Week 14: 11/29/2016 - 12/06/2016

This past week I prepared and presented an introductory tutorial on Scala and Apache Spark for YSU's Local Hack Day. I demonstrated how to set up a Scala and Spark program using Maven in IntelliJ. I explained basic programming concepts in Scala, such as data types, classes, objects, functions, anonymous functions. I also explained basic programming concepts of the Apache Spark Streaming API, such as SparkContexts and StreamingContexts. All of the concepts discussed in my workshop can be found in a PowerPoint presentation on the LHD Workshop tab of my website: http://jlwise.people.ysu.edu/ . This work is important to our CREU project, because we will be using Scala and Spark ML to analyze the data Ali collected on software developers viewing Stack Overflow questions.
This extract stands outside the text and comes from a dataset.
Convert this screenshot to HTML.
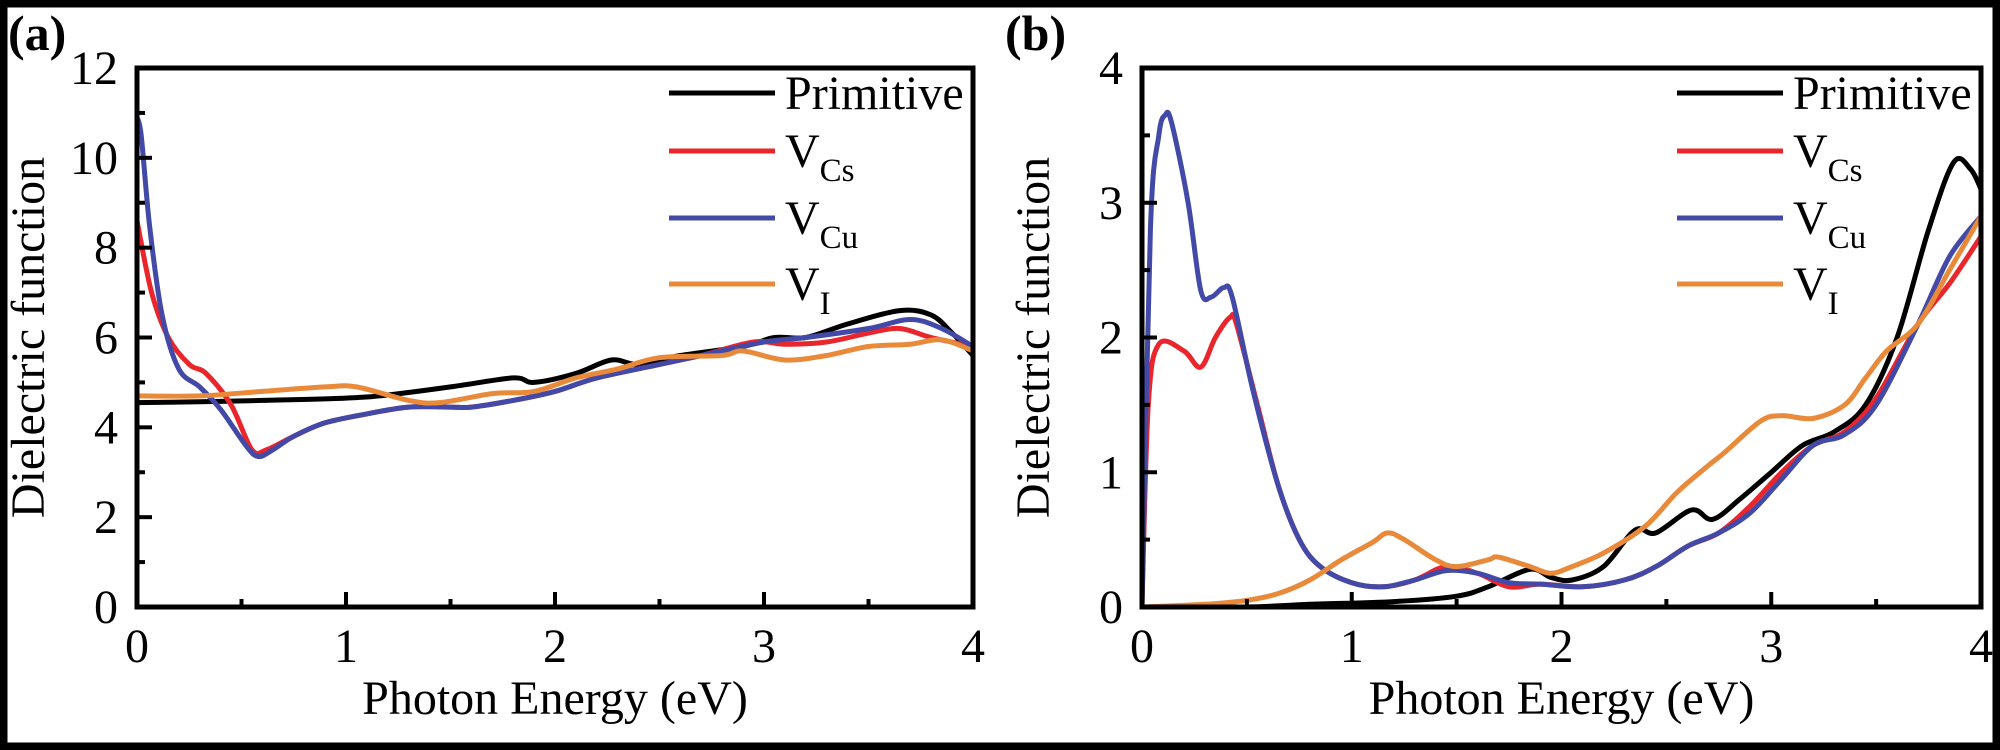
<!DOCTYPE html>
<html><head><meta charset="utf-8"><style>
html,body{margin:0;padding:0;background:#fff}
svg{display:block;font-family:"Liberation Serif","Times New Roman",Times,serif}
svg text{font-family:"Liberation Serif","Times New Roman",Times,serif;fill:#000}
</style></head><body>
<svg id="chart" width="2000" height="750" viewBox="0 0 2000 750" xmlns="http://www.w3.org/2000/svg" font-family="Liberation Serif, Times New Roman, serif">
<rect x="3.5" y="3.5" width="1993" height="743" fill="#fff" stroke="#000" stroke-width="8"/>
</svg>
<script>
// Panel (a) data
const aPrimX=[0,0.3,0.6,1.0,1.2,1.5,1.8,1.9,2.1,2.27,2.4,2.6,2.9,3.05,3.2,3.4,3.65,3.8,3.9,4];
const aPrimY=[4.55,4.57,4.6,4.65,4.72,4.9,5.1,5.0,5.2,5.5,5.4,5.6,5.8,6.0,6.0,6.3,6.6,6.5,6.1,5.6];
const aCsX=[0,0.07,0.15,0.25,0.33,0.45,0.55,0.62,0.75,0.9,1.1,1.3,1.5,1.6,1.8,2.0,2.2,2.5,2.7,2.95,3.1,3.3,3.5,3.65,3.8,4];
const aCsY=[8.6,7.0,6.0,5.4,5.2,4.5,3.5,3.5,3.8,4.1,4.3,4.45,4.45,4.45,4.6,4.8,5.1,5.4,5.6,5.9,5.85,5.9,6.1,6.2,6.0,5.8];
const aCuX=[0,0.02,0.06,0.12,0.2,0.3,0.4,0.52,0.58,0.65,0.75,0.9,1.1,1.3,1.5,1.6,1.8,2.0,2.2,2.5,2.7,3.0,3.2,3.5,3.7,3.85,4];
const aCuY=[10.9,10.5,8.5,6.5,5.3,4.9,4.4,3.6,3.35,3.5,3.8,4.1,4.3,4.45,4.45,4.45,4.6,4.8,5.1,5.4,5.6,5.9,6.0,6.2,6.4,6.2,5.8];
const aIX=[0,0.3,0.6,0.9,1.05,1.3,1.45,1.7,1.9,2.1,2.3,2.5,2.8,2.9,3.1,3.3,3.5,3.7,3.85,4];
const aIY=[4.7,4.7,4.8,4.9,4.9,4.6,4.55,4.75,4.8,5.1,5.3,5.55,5.6,5.7,5.5,5.6,5.8,5.85,5.95,5.7];
// Panel (b) data
const bPrimX=[0,0.5,0.8,1.2,1.5,1.65,1.85,1.95,2.05,2.2,2.35,2.45,2.62,2.72,2.85,3.0,3.15,3.3,3.45,3.6,3.75,3.87,3.95,4];
const bPrimY=[0,0,0.02,0.04,0.08,0.15,0.28,0.22,0.2,0.3,0.57,0.55,0.72,0.65,0.8,1.0,1.2,1.3,1.5,2.0,2.8,3.3,3.25,3.1];
const bCsX=[0,0.03,0.08,0.2,0.28,0.35,0.42,0.45,0.55,0.65,0.75,0.85,1.0,1.15,1.3,1.45,1.6,1.75,1.9,2.1,2.3,2.45,2.6,2.75,2.9,3.05,3.2,3.35,3.5,3.7,3.85,4];
const bCsY=[0,1.5,1.95,1.9,1.78,2.0,2.15,2.1,1.5,0.9,0.5,0.3,0.18,0.15,0.2,0.3,0.25,0.15,0.17,0.15,0.2,0.3,0.45,0.55,0.75,1.0,1.2,1.3,1.55,2.1,2.4,2.75];
const bCuX=[0,0.04,0.08,0.11,0.14,0.22,0.28,0.33,0.39,0.43,0.53,0.65,0.75,0.85,1.0,1.15,1.3,1.45,1.6,1.75,1.9,2.1,2.3,2.45,2.6,2.75,2.9,3.05,3.2,3.35,3.5,3.7,3.85,4];
const bCuY=[0,2.8,3.5,3.65,3.6,3.0,2.35,2.3,2.37,2.3,1.6,0.9,0.5,0.3,0.18,0.15,0.2,0.27,0.25,0.18,0.17,0.15,0.2,0.3,0.45,0.55,0.7,0.95,1.2,1.28,1.5,2.1,2.6,2.9];
const bIX=[0,0.3,0.5,0.65,0.8,0.95,1.1,1.17,1.25,1.4,1.5,1.65,1.7,1.85,1.95,2.05,2.2,2.4,2.55,2.7,2.78,2.95,3.05,3.2,3.35,3.45,3.55,3.7,3.85,4];
const bIY=[0,0.02,0.05,0.1,0.2,0.35,0.48,0.55,0.5,0.35,0.3,0.35,0.37,0.3,0.25,0.3,0.4,0.6,0.85,1.05,1.15,1.38,1.42,1.4,1.5,1.7,1.9,2.1,2.5,2.9];
const yTicksA=[0,2,4,6,8,10,12];
const yTicksB=[0,1,2,3,4];
const xTicks=[0,1,2,3,4];

const NS="http://www.w3.org/2000/svg";
const FONT='"Liberation Serif", "Times New Roman", Times, serif';
const svg=document.getElementById('chart');
function mk(tag,attrs,parent){const e=document.createElementNS(NS,tag);for(const k in attrs)e.setAttribute(k,attrs[k]);if(tag==='text')e.setAttribute('style','font-family:'+FONT);(parent||svg).appendChild(e);return e;}
function smooth(pts){let d="M"+pts[0][0]+","+pts[0][1];for(let i=0;i<pts.length-1;i++){const p0=pts[i-1]||pts[i],p1=pts[i],p2=pts[i+1],p3=pts[i+2]||p2;const c1x=p1[0]+(p2[0]-p0[0])/6,c1y=p1[1]+(p2[1]-p0[1])/6,c2x=p2[0]-(p3[0]-p1[0])/6,c2y=p2[1]-(p3[1]-p1[1])/6;d+=" C"+c1x.toFixed(1)+","+c1y.toFixed(1)+" "+c2x.toFixed(1)+","+c2y.toFixed(1)+" "+p2[0].toFixed(1)+","+p2[1].toFixed(1);}return d;}

function panel(id,L,R,T,B,ymax,yTicks,yMinorStep,series,label,labelX){
  const sx=v=>L+(R-L)*v/4, sy=v=>B-(B-T)*v/ymax;
  const g=mk('g',{});
  
  
  const cp=mk('clipPath',{id:'clip'+id},g);mk('rect',{x:L,y:T,width:R-L,height:B-T},cp);
  const sg=mk('g',{'clip-path':'url(#clip'+id+')'},g);
  series.forEach(s=>{
    const p=mk('path',{d:smooth(s.x.map((v,i)=>[sx(v),sy(s.y[i])])),fill:'none',stroke:s.c,'stroke-width':5,'stroke-linejoin':'round'},sg);
    
    
  });
  const fr=mk('rect',{x:L,y:T,width:R-L,height:B-T,fill:'none',stroke:'#000','stroke-width':5},g);
  
  
  for(let v=0;v<=4;v+=0.5){const maj=Number.isInteger(v);mk('line',{x1:sx(v),x2:sx(v),y1:B,y2:B-(maj?15:8),stroke:'#000','stroke-width':4},g);}
  xTicks.forEach(v=>{const t=mk('text',{x:sx(v),y:662,'font-size':48,'text-anchor':'middle'},g);t.textContent=v;
    });
  for(let v=0;v<=ymax+1e-9;v+=yMinorStep){const maj=yTicks.some(t=>Math.abs(t-v)<1e-9);mk('line',{x1:L,x2:L+(maj?15:8),y1:sy(v),y2:sy(v),stroke:'#000','stroke-width':4},g);}
  yTicks.forEach(v=>{const t=mk('text',{x:L-19,y:sy(v)+16,'font-size':48,'text-anchor':'end'},g);t.textContent=v;
    });
  const xt=mk('text',{x:(L+R)/2,y:714,'font-size':48,'text-anchor':'middle'},g);xt.textContent='Photon Energy (eV)';
  
  const yt=mk('text',{x:0,y:0,'font-size':48,'text-anchor':'middle',transform:'translate('+(L-93)+','+((T+B)/2)+') rotate(-90)'},g);yt.textContent='Dielectric function';
  
  const pl=mk('text',{x:labelX,y:50,'font-size':50,'font-weight':'bold'},g);pl.textContent=label;
  
  const lx=R-304, ys=[93,151,218,284];
  const names=[['Primitive',''],['V','Cs'],['V','Cu'],['V','I']];
  series.forEach((s,i)=>{
    const lg=mk('g',{},g);
    
    
    mk('line',{x1:lx,x2:lx+106,y1:ys[i],y2:ys[i],stroke:s.c,'stroke-width':5},lg);
    const t=mk('text',{x:lx+116,y:ys[i]+16,'font-size':48},lg);
    t.textContent=names[i][0];
    if(names[i][1]){const ts=mk('tspan',{'font-size':33,dy:14},t);ts.textContent=names[i][1];}
  });
}
const colors={p:'#000',cs:'#e8262c',cu:'#4249a6',i:'#e88a3a'};
panel('a',137,973,68,607,12,yTicksA,1,[
 {n:'primitive',c:colors.p,x:aPrimX,y:aPrimY},{n:'v-cs',c:colors.cs,x:aCsX,y:aCsY},
 {n:'v-cu',c:colors.cu,x:aCuX,y:aCuY},{n:'v-i',c:colors.i,x:aIX,y:aIY}],'(a)',8);
panel('b',1142,1981,68,607,4,yTicksB,0.5,[
 {n:'primitive',c:colors.p,x:bPrimX,y:bPrimY},{n:'v-cs',c:colors.cs,x:bCsX,y:bCsY},
 {n:'v-cu',c:colors.cu,x:bCuX,y:bCuY},{n:'v-i',c:colors.i,x:bIX,y:bIY}],'(b)',1005);
</script>
</body></html>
I also learned how to install Scala and Spark in IntelliJ without the need to download the Scala and Spark libraries directly.

Here is a photo of me presenting at Local Hack Day:

Friday, December 2, 2016

Week 13: 11/22/2016 - 11/29/2016

This past week I read and summarized the paper, Multi-Label Classification: An Overview, as a PowerPoint presentation. The paper explains 14 different multi-label classification algorithms (although many of the algorithms overlap or are variations of each other). This paper also experimentally compares three of the algorithms using Hamming Loss and accuracy metrics. It determined that the transformation algorithms PT3 and PT4 predicts the best with accuracy and Hamming Loss metrics respectively. I learned what multi-label classification is compared to single-label classification. Multi-label classification assigns multiple prediction labels to a single data sample instead of a single prediction label to a single data sample. Multi-label classification makes the most sense for the Stack Overflow tag prediction analysis we will be performing next semester, because we want to label a question with multiple tags ("prediction labels").